When disaster strikes, we usually respond in one of two ways. We either turn to God and enter a new relationship with him shaped by a fuller understanding of his nature and character, or we turn away from God and blame him or others for our troubles. Some even deny God's existence. The people of ancient Israel experienced disaster and were faced with this same decision. Would they turn away from God in their time of trouble or turn to him and seek his blessings?

I continued reading through the next book, Amos. My eyes became wide as I read what the LORD had said.

...and I will not let them go unpunished!
...and I will not let them go unpunished!
...and I will not let them go unpunished!
...and I will not let them go unpunished!
...and then restoration.

The wrath of God is real. He is just, and sovereign. The path has been laid out clearly, but If you’re turned the wrong way, you can’t see the light at the end of the tunnel.

When feelings of helplessness take over my soul I tell myself to remember. Remember what He says during moments of defeat. Remember what has happened before, will happen again. Remember who God says He is and what it is that He has promised. 

The helplessness is quickly restored as I flip to 1John, reading through Jude.
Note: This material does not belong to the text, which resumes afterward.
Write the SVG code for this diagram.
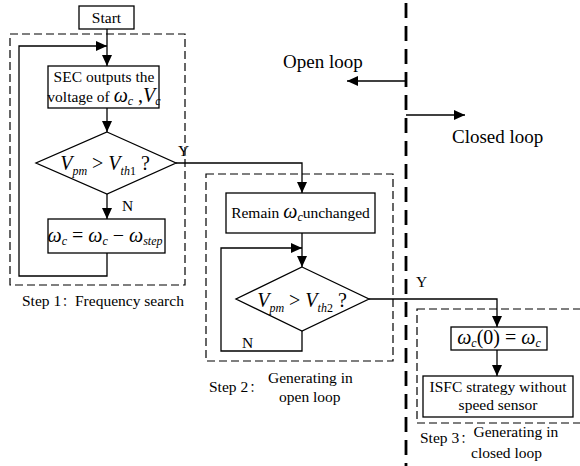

The first letter of John explains how Jesus Christ came to offer eternal life; his first letter tells how to know, by our experience and behavior, that we have eternal life. John's Gospel tells us how Jesus came to reveal the Father; his letter shows how we can be confident in our relationship with him. John's Gospel relates how Jesus gives the Spirit to each one who is born again; his letter explains daily life in the Spirit. John's Gospel encourages Jesus' disciples to practice spiritual unity by loving one another; his letter clarifies how to put that love into action.

God is light, and there is no darkness in him at all.

Do not love this world nor the things it offers you, 
for when you love the world, 
you do not have the love of the Father in you.

...the Spirit who lives in you is greater than the spirit who lives in the world.

God showed how much he loved us 
by sending his one and only Son into the world 
so that we might have eternal life through him.

...his commandments are not burdensome.

God is love, and all who live in love live in God, and God lives in them.

The second letter of John is the shortest book in the New Testament, only thirteen verses. In antiquity, the entire letter would have fit on one sheet of papyrus. The first letter of John elaborated the principles of continuing in the truth, loving fellow believers and watching out for false teachers. This letter gives us an example of applying these principles to a concrete situation. 

If anyone comes to your meeting and does not teach the truth about Christ,
don't invite that person into your home or give any kind of encouragement. 
Anyone who encourages such people becomes a partner of evil work.

The third letter of John is a small personal letter providing a window into some issues of leadership and conflict in the early churches (body of believers).

 Follow only what is Good.

 I finished my reading with Jude.

The letter of Jude has a single focus: to warn believers against succumbing to false teaching. Jude helps Christians stay true to the faith by painting a grim and gloomy picture of deviant teachers. Arrogant, immoral, and greedy, these teachers are destined for the terrible judgement God has in store for all who deny and defy him. who would want to follow such people to their condemnation? This is the question that Jude puts before us in his letter. In a world with so many distorted ideas about Christianity, we need to be reminded of the dangers of false teaching. 

...Like unthinking animals,
they do whatever their instincts tell them,
and so they bring about their own destruction.

...They are like dangerous reefs that can shipwreck you. 
They are like shameless shepherds who care only for themselves. 
They are like clouds blowing over the land without giving any rain. 
They are like trees in autumn that are doubly dead,
 for they bear no fruit and have been pulled up by the roots. 
They are like wild waves of the sea, 
churning up the foam of their shameful deeds.  
They are like wandering stars, 
doomed forever to blackest darkness.

Poetically moved by the warnings of this world, I ended with a Prayer of Praise. Jude concludes his letter with one of the most stirring doxologies in Scripture. Renewing my vision of God who keeps me from falling away, from succumbing to the enticing doctrine of false teachers. He has the glory, majesty, power, and authority to bring me safely into his glorious presence forever.

 Now all glory to God, who is able to keep
you from falling away and will bring you 
with great joy into his glorious presence
without a single fault. All glory to him who 
alone is God, our Savior through Jesus
Christ our Lord. All glory, majesty, power,
and authority are his before all time, and in 
the present, and beyond all time! Amen.